1. Aquellos en que se estipula un interés superior al normal del dinero y manifiestamente desproporcionado con las circunstancias del caso. Pero lo cierto es que no existe criterio alguno que permita objetivizar cuándo el interés es superior al normal del dinero y desproporcionado, debiendo estar a las concretas circunstancias, lo cual entendemos que debería ser objeto de análisis por parte de nuestro Legislador, estableciendo criterios o fórmulas al respecto, evitando que sea el Juez quien determine tal extremo, lo que de facto provoca confusión y pronunciamientos contradictorios.

2. Los que consignen condiciones tales que resulten leoninos o pactados de forma que todas las ventajas sean establecidas a favor del acreedor, habiendo motivos para estimar que han sido aceptados por el prestatario a causa de sus situación angustiosa, de su inexperiencia o de lo limitado de sus facultades mentales, de donde se deduce la necesaria concurrencia de dos circunstancias acumulativas: 1ª) la existencia de condiciones que permitan considerarlo como leonino o pactado de forma que todas las ventajas sean establecidas a favor del acreedor, y; 2ª) que existan motivos para estimar que han sido aceptados por el prestatario a causa de su situación angustiosa, de su inexperiencia o de lo limitado de sus facultades mentales.

3. Los contratos en que se suponga recibida mayor cantidad que la verdaderamente entregada, cualesquiera que sean su entidad y circunstancias, supuesto referido a aquellos casos en los que existe una discrepancia entre lo realmente querido por los contratantes y la manifestación o exteriorización de su voluntad con el fin de que el deudor devuelva una cantidad que en parte no ha recibido, encubriendo así un pacto ilícito de intereses abusivos con apariencia de legalidad.

Pese a ello, y dejando al margen el ámbito penal en el cual cabría incardinar la conducta de ciertos prestamistas como auténticos ilícitos susceptibles de sanción penal (así, estafas o coacciones y amenazas), la propia Ley Azcárate sanciona tales préstamos con la nulidad, afirmando que declarada la misma, el prestatario estará obligado a entregar tan sólo la suma recibida, sin intereses, y si hubiera satisfecho parte de aquélla y los intereses vencidos, el prestamista devolverá al prestatario lo que, tomando en cuenta el total de lo percibido, exceda del capital prestado, aun cuando quepa incluso plantearse desde un punto de vista teórico el propio alcance de la declaración de nulidad y sus propios efectos.

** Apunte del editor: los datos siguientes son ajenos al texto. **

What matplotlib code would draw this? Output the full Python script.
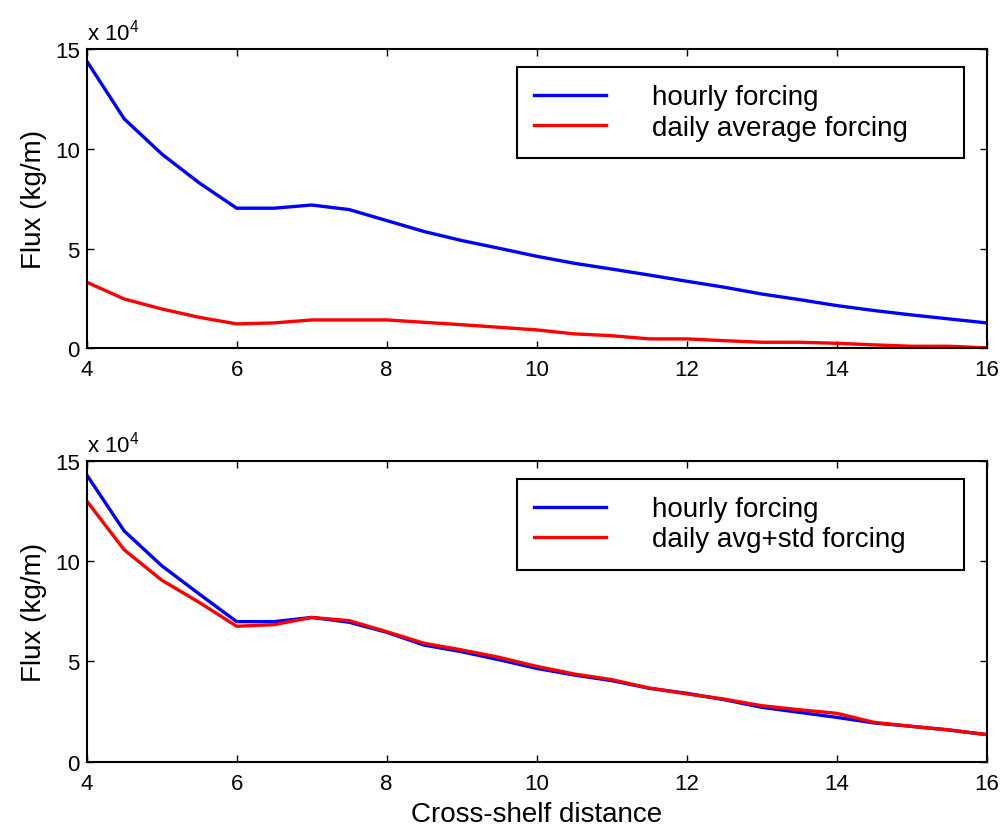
import numpy as np
import matplotlib
matplotlib.use("Agg")
import matplotlib.pyplot as plt

plt.rcParams.update({
    "font.family": ["Liberation Sans", "DejaVu Sans"],
    "mathtext.fontset": "custom",
    "mathtext.rm": "Liberation Sans",
    "xtick.direction": "in",
    "ytick.direction": "in",
    "xtick.top": True,
    "ytick.right": True,
})

# distance values and fluxes (units of 1e4 kg/m)
distance = [4, 4.5, 5, 5.5, 6, 6.5, 7, 7.5, 8, 8.5, 9, 9.5, 10,
            10.5, 11, 11.5, 12, 12.5, 13, 13.5, 14, 14.5, 15, 15.5, 16]

hourly_top = [14.4, 11.5, 9.74, 8.29, 7.02, 7.02, 7.18, 6.95, 6.4, 5.85, 5.4, 5.01, 4.61,
              4.26, 3.97, 3.67, 3.36, 3.06, 2.72, 2.44, 2.14, 1.89, 1.67, 1.47, 1.27]
daily_avg = [3.31, 2.47, 1.97, 1.55, 1.22, 1.27, 1.42, 1.42, 1.42, 1.30, 1.18, 1.05, 0.92,
             0.72, 0.63, 0.47, 0.47, 0.38, 0.30, 0.30, 0.25, 0.17, 0.10, 0.10, 0.02]

hourly_bot = [14.3, 11.5, 9.77, 8.36, 6.98, 6.98, 7.19, 6.95, 6.45, 5.81, 5.48, 5.08, 4.65,
              4.32, 4.04, 3.66, 3.41, 3.09, 2.71, 2.46, 2.21, 1.93, 1.76, 1.58, 1.35]
daily_std = [13.0, 10.56, 9.05, 7.94, 6.75, 6.83, 7.19, 7.03, 6.48, 5.9, 5.57, 5.2, 4.75,
             4.37, 4.09, 3.67, 3.38, 3.12, 2.79, 2.59, 2.41, 1.96, 1.76, 1.58, 1.35]

labels_top = ["hourly forcing", "daily average forcing"]
labels_bot = ["hourly forcing", "daily avg+std forcing"]

fig = plt.figure(figsize=(10.03, 8.29), dpi=100)
ax1 = fig.add_axes([0.0864, 0.5787, 0.8973, 0.361])
ax2 = fig.add_axes([0.0864, 0.0800, 0.8973, 0.363])

panels = [(ax1, hourly_top, daily_avg, labels_top),
          (ax2, hourly_bot, daily_std, labels_bot)]

for ax, blue, red, labs in panels:
    ax.plot(distance, blue, color="#0000ff", lw=2.4, label=labs[0])
    ax.plot(distance, red, color="#ff0000", lw=2.4, label=labs[1])
    ax.set_xlim(4, 16)
    ax.set_ylim(0, 15)
    ax.set_xticks([4, 6, 8, 10, 12, 14, 16])
    ax.set_yticks([0, 5, 10, 15])
    ax.tick_params(labelsize=16, length=5, width=1)
    ax.tick_params(axis="x", pad=8)
    ax.tick_params(axis="y", pad=5)
    for s in ax.spines.values():
        s.set_linewidth(1.5)
    ax.set_ylabel("Flux (kg/m)", fontsize=20, labelpad=6)
    ax.text(0.0, 1.015, r"x 10$^{4}$", transform=ax.transAxes,
            fontsize=16, ha="left", va="bottom")
    leg = ax.legend(loc="upper left", bbox_to_anchor=(0.478, 0.64, 0.497, 0.299),
                    mode="expand", fontsize=20, handlelength=2.6,
                    handletextpad=1.65, labelspacing=0.15, borderpad=0.62,
                    borderaxespad=0, fancybox=False, edgecolor="black",
                    framealpha=1)
    leg.get_frame().set_linewidth(1.5)
    for ln in leg.get_lines():
        ln.set_linewidth(2.4)

ax2.set_xlabel("Cross-shelf distance", fontsize=20, labelpad=5)

fig.savefig("out.png", dpi=100)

Sentado lo anterior, lo cierto es que soy crítico ante la ausencia de normativa que adapte tal figura a la situación actual, se extiende no sólo a la propia concreción de los supuestos anteriores y su adaptación a las nuevas técnicas contractuales, sino también y especialmente debe extenderse a los propios mecanismos tanto de control por las autoridades como de defensa por parte de los propios deudores. Así, como ya ocurre en ciertos ámbitos, debería rodearse la formalización de dichas operaciones de ciertos requisitos formales y límites que permitieren controlar a priori el carácter de sus cláusulas (así, a modo de ejemplo, exigencias previas de información y registro e incluso su control por parte de los fedatarios públicos que intervinieren, entre otras).

Junto a ello, deberían preverse fórmulas de defensa procesal, por ejemplo, en los propios procedimientos de ejecución hipotecaria en aquellos supuestos en que como garantía de devolución del préstamo se hubiere constituido una hipoteca, admitiéndose como fórmula de oposición el carácter usurario, e incluso sancionando con la propia nulidad de la constitución de la garantía en aquellos supuestos de declaración de dicho préstamo como usurario.

Pese a todo ello, lo cierto es que en la actualidad, en nuestra labor como abogados, no nos cabe más opción que manejar los instrumentos jurídicos que tenemos a nuestro alcance, lo cual unido a la inseguridad que puede ofrecer la materia en ciertas ocasiones, dificulta enormemente nuestra labor de defensa jurídica, viendo cómo situaciones auténticamente injustas no cuentan con adecuados mecanismos de protección y defensa.